Behind aluminum siding are voids where the siding does not contact the house's sheathing. When drilling a hole in the siding, you must take care not to dent the siding in the area of the hole. Minimizing the amount of pressure that you exert on the drill bit will prevent the siding from denting and reduce the chances of the drill bit catching on the thin aluminum that comprises the siding. If you are drilling a large-diameter hole with a hole saw, take care to avoid the hole saw from catching and causing irreparable damage to the siding.
Insert the drill bit or hole saw into the chuck of the drill motor.
Place the tip of the drill bit on the center location of the finished hole.
Apply light pressure to the back of the drill motor. If you notice the aluminum siding buckling, reduce the pressure on the drill slightly, as this could dent the siding.

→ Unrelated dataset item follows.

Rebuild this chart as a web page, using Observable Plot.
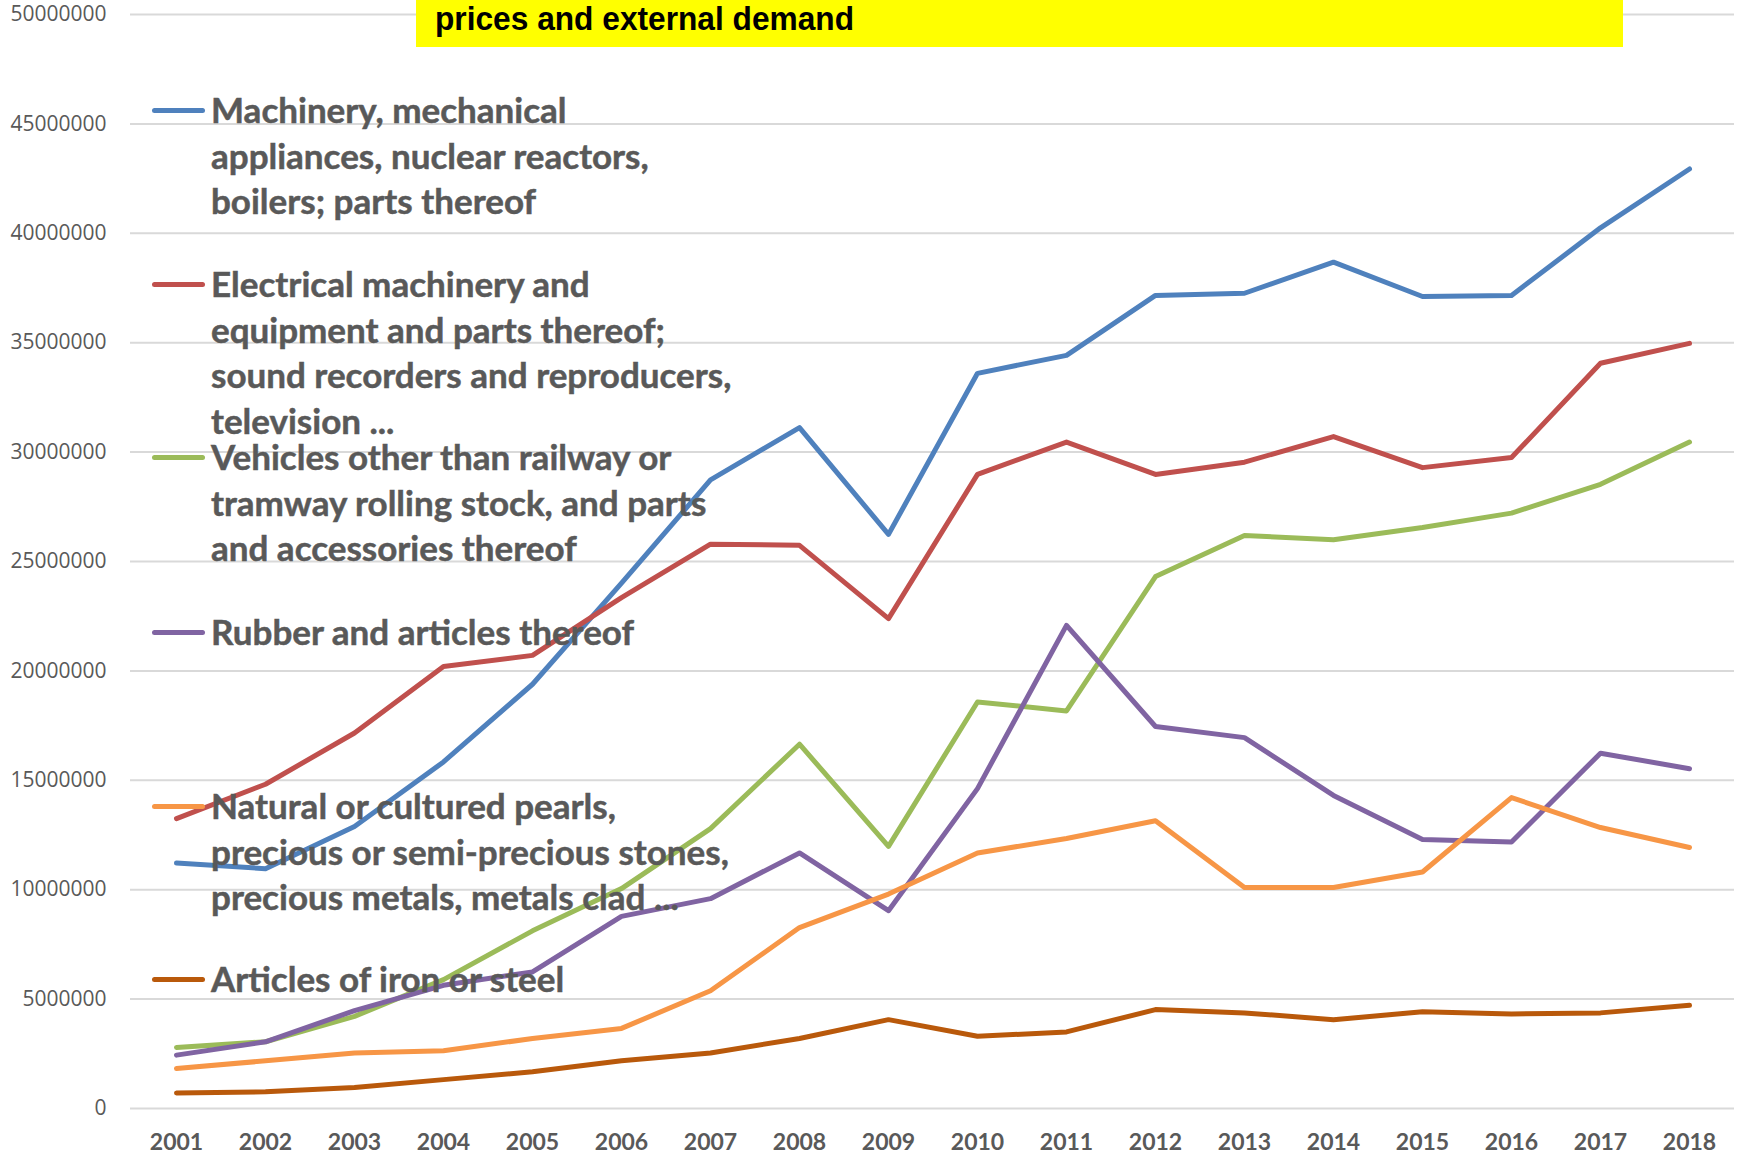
<!DOCTYPE html>
<html>
<head>
<meta charset="utf-8">
<script src="https://cdn.jsdelivr.net/npm/d3@7"></script>
<script src="https://cdn.jsdelivr.net/npm/@observablehq/plot@0.6"></script>
<style>
  html, body { margin: 0; padding: 0; background: #ffffff; }
  #wrap { position: relative; width: 1741px; height: 1156px; overflow: hidden; background: #fff; }
  #chart { position: absolute; left: 0; top: 0; }
  #title {
    position: absolute; left: 416px; top: 0; width: 1207px; height: 47px;
    background: #ffff00; color: #000;
    font-family: "Liberation Sans", Arial, sans-serif; font-weight: bold; font-size: 33px;
  }
  #title span { position: absolute; left: 19px; top: 0px; line-height: 38px; white-space: nowrap;
    transform: scaleX(0.96); transform-origin: left center; }
  .legSwatch { position: absolute; left: 152px; width: 53px; height: 5px; border-radius: 3px; }
  .legText {
    position: absolute; left: 211px; white-space: pre; color: #595959;
    font-family: Lato, "Open Sans", sans-serif; font-weight: 700; font-size: 35px; line-height: 45.5px;
    -webkit-text-stroke: 0.5px #595959;
  }
</style>
</head>
<body>
<div id="wrap">
  <div id="chart"></div>
  <div id="title"><span id="titleText"></span></div>
  <div id="legend"></div>
</div>
<script>
// ---- data ----
const years = ["2001","2002","2003","2004","2005","2006","2007","2008","2009","2010","2011","2012","2013","2014","2015","2016","2017","2018"];

const seriesNames = [
  "Machinery, mechanical appliances, nuclear reactors, boilers; parts thereof",
  "Electrical machinery and equipment and parts thereof; sound recorders and reproducers, television ...",
  "Vehicles other than railway or tramway rolling stock, and parts and accessories thereof",
  "Rubber and articles thereof",
  "Natural or cultured pearls, precious or semi-precious stones, precious metals, metals clad ...",
  "Articles of iron or steel"
];

const legendLines = [
  ["Machinery, mechanical", "appliances, nuclear reactors,", "boilers; parts thereof"],
  ["Electrical machinery and", "equipment and parts thereof;", "sound recorders and reproducers,", "television ..."],
  ["Vehicles other than railway or", "tramway rolling stock, and parts", "and accessories thereof"],
  ["Rubber and articles thereof"],
  ["Natural or cultured pearls,", "precious or semi-precious stones,", "precious metals, metals clad ..."],
  ["Articles of iron or steel"]
];

const seriesColors = ["#4f81bd", "#c0504d", "#9bbb59", "#8064a2", "#f79646", "#b9590b"];

const machinery  = [11220000, 10960000, 12890000, 15840000, 19390000, 24010000, 28730000, 31120000, 26240000, 33600000, 34420000, 37160000, 37260000, 38680000, 37110000, 37160000, 40250000, 42940000];
const electrical = [13250000, 14820000, 17160000, 20200000, 20710000, 23350000, 25790000, 25740000, 22390000, 28980000, 30460000, 28980000, 29540000, 30710000, 29290000, 29750000, 34060000, 34970000];
const vehicles   = [2790000, 3050000, 4210000, 5890000, 8120000, 10050000, 12790000, 16650000, 11980000, 18580000, 18170000, 24310000, 26190000, 25990000, 26550000, 27210000, 28530000, 30460000];
const rubber     = [2440000, 3050000, 4470000, 5630000, 6240000, 8780000, 9590000, 11680000, 9040000, 14620000, 22080000, 17460000, 16950000, 14310000, 12290000, 12180000, 16240000, 15530000];
const pearls     = [1830000, 2180000, 2540000, 2640000, 3200000, 3660000, 5380000, 8270000, 9800000, 11680000, 12340000, 13150000, 10100000, 10100000, 10810000, 14210000, 12840000, 11930000];
const ironSteel  = [710000, 760000, 960000, 1320000, 1680000, 2180000, 2540000, 3200000, 4060000, 3300000, 3500000, 4520000, 4370000, 4060000, 4420000, 4320000, 4370000, 4720000];

const yTicks = [0, 5000000, 10000000, 15000000, 20000000, 25000000, 30000000, 35000000, 40000000, 45000000, 50000000];
const titleText = "prices and external demand";

// ---- build table ----
const seriesValues = [machinery, electrical, vehicles, rubber, pearls, ironSteel];
const rows = [];
seriesNames.forEach((name, i) => {
  years.forEach((yr, j) => rows.push({series: name, year: yr, value: seriesValues[i][j]}));
});

const chart = Plot.plot({
  width: 1741,
  height: 1156,
  marginLeft: 130,
  marginRight: 7,
  marginTop: 14,
  marginBottom: 48,
  style: {background: "#ffffff", overflow: "visible"},
  x: {type: "point", domain: years, padding: 0.5},
  y: {domain: [0, 50000000]},
  color: {domain: seriesNames, range: seriesColors},
  marks: [
    Plot.gridY(yTicks, {stroke: "#d9d9d9", strokeOpacity: 1, strokeWidth: 2}),
    Plot.axisY(yTicks, {
      tickSize: 0, tickPadding: 24, tickFormat: d => String(d),
      fontSize: 21, fontFamily: "'Open Sans', sans-serif", fill: "#595959", label: null
    }),
    Plot.axisX({
      tickSize: 0, tickPadding: 25, fontSize: 23, fontWeight: "bold",
      fontFamily: "Lato, sans-serif", fill: "#595959", label: null
    }),
    Plot.line(rows, {
      x: "year", y: "value", z: "series", stroke: "series",
      strokeWidth: 5, strokeLinejoin: "round", strokeLinecap: "round"
    })
  ]
});
document.getElementById("chart").appendChild(chart);
document.getElementById("titleText").textContent = titleText;

// ---- legend overlay ----
const legendCenters = [110, 284, 457, 632, 806, 979];
const legend = document.getElementById("legend");
seriesNames.forEach((name, i) => {
  const sw = document.createElement("div");
  sw.className = "legSwatch";
  sw.style.background = seriesColors[i];
  sw.style.top = (legendCenters[i] - 2.5) + "px";
  legend.appendChild(sw);
  const tx = document.createElement("div");
  tx.className = "legText";
  tx.textContent = legendLines[i].join("\n");
  tx.style.top = (legendCenters[i] - 22.75) + "px";
  legend.appendChild(tx);
});
</script>
</body>
</html>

Wearing your safety glasses, begin drilling the hole. When using a hole saw to drill the hole in aluminum siding, keep the saw slightly tilted to one side to reduce the chances that the hole saw will bind while cutting the hole. If you notice that the saw binds, pull the hole saw away from the siding, tilt the hole saw in a different direction and restart drilling the hole. A binding hole saw can tear and deform thin aluminum siding.
Reduce the pressure you have applied to the drill motor when you feel the metal "give." This signifies that you are almost through the aluminum siding.
Stop applying pressure when you drill through the aluminum siding, but keep the drill bit turning.
Slowly pull the revolving drill bit from the hole.
Clean the bur from around larger holes with a half-round bastard file.